Alright, I don’t really run a hedge fund. But back in 2017, I did joke on Twitter that someone should create a portfolio consisting solely of assets that pundits love to warn are in a bubble. The premise was that people always call things that have gone up a lot a bubble, and most of the time those calls are wrong (or at least very premature), so it makes sense to buy them all as a basket.
Paul McNamara, who runs an actual nonpretend hedge fund at GAM, went ahead and constructed a hypothetical bubble portfolio a few days later, consisting of things such as Netflix, Tencent Holdings, Tesla, a Canadian apartment REIT, a London property company, the Grayscale Bitcoin Trust, the Argentine century bond, Japanese government bonds, long-term zero-coupon U.S. Treasuries, and so forth—you know, all the things people have been calling overvalued for years. Some of the positions have blown up (thanks, Argentina), but by and large, performance has been robust.
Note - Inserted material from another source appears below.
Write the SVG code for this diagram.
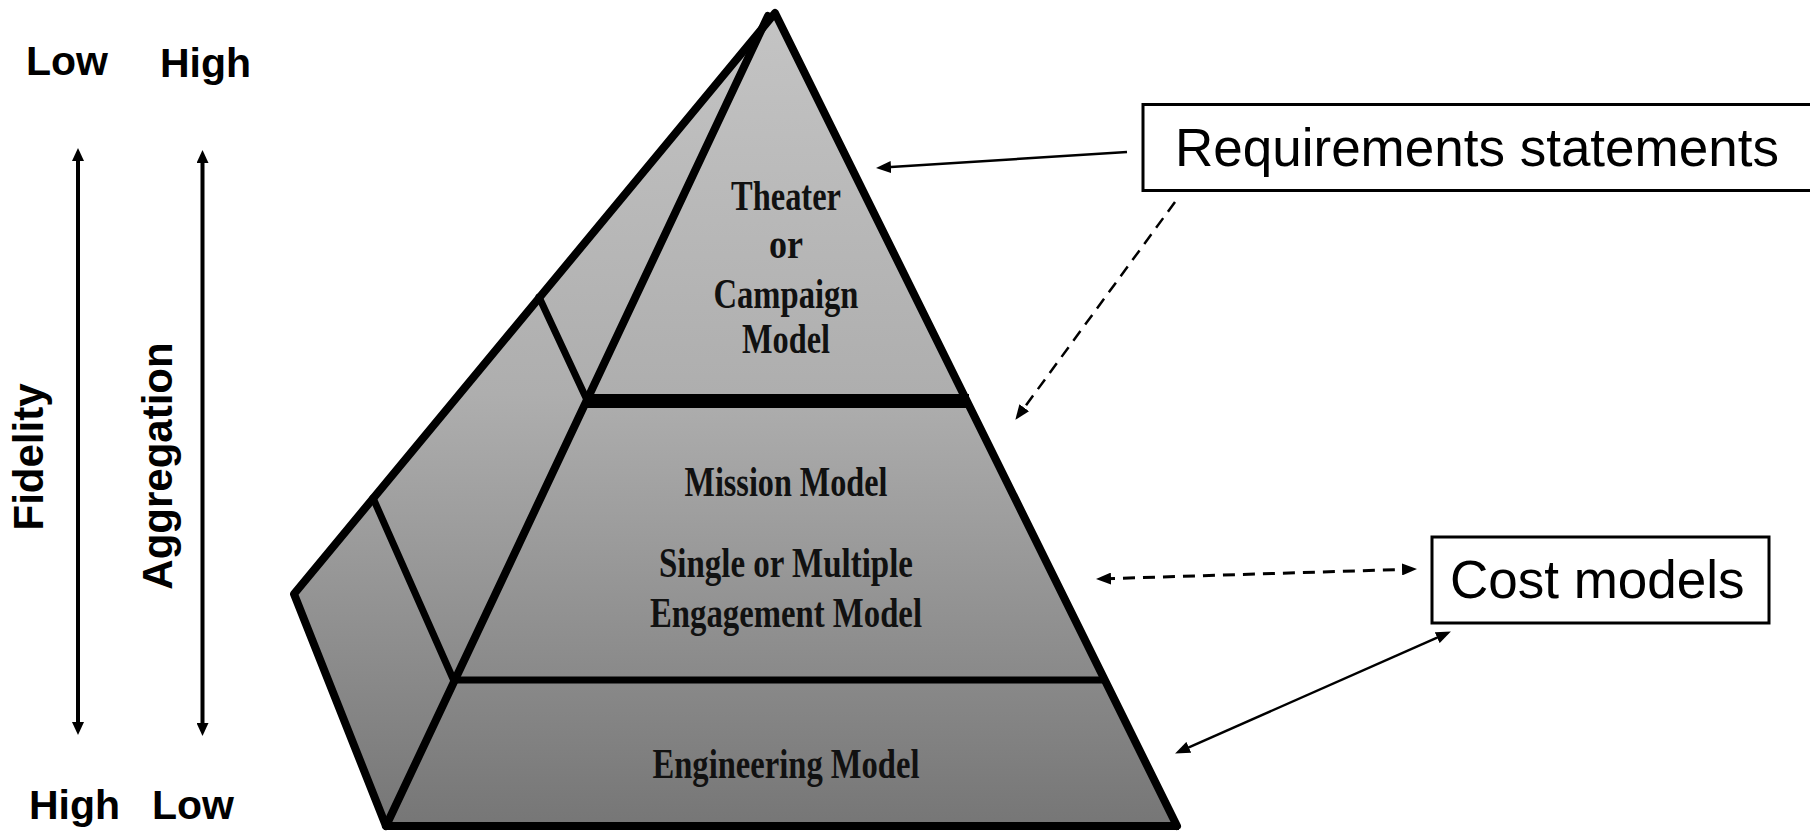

OK, enough horn tooting about my own fake abilities at constructing a portfolio. It’s a fact, though, that ever since the financial crisis, people have been claiming nonstop that we’re in one bubble or another. In 2010 you could find warnings that a new dot-com bubble was forming or that Canadian real estate was in one. In 2011 there were postmortems (LOL) of a Bitcoin bubble—hardly the last of those. Thanks to Google searches, I could go on, but you get the point. Calling bubbles is a popular sport, even if winning is tougher than it looks.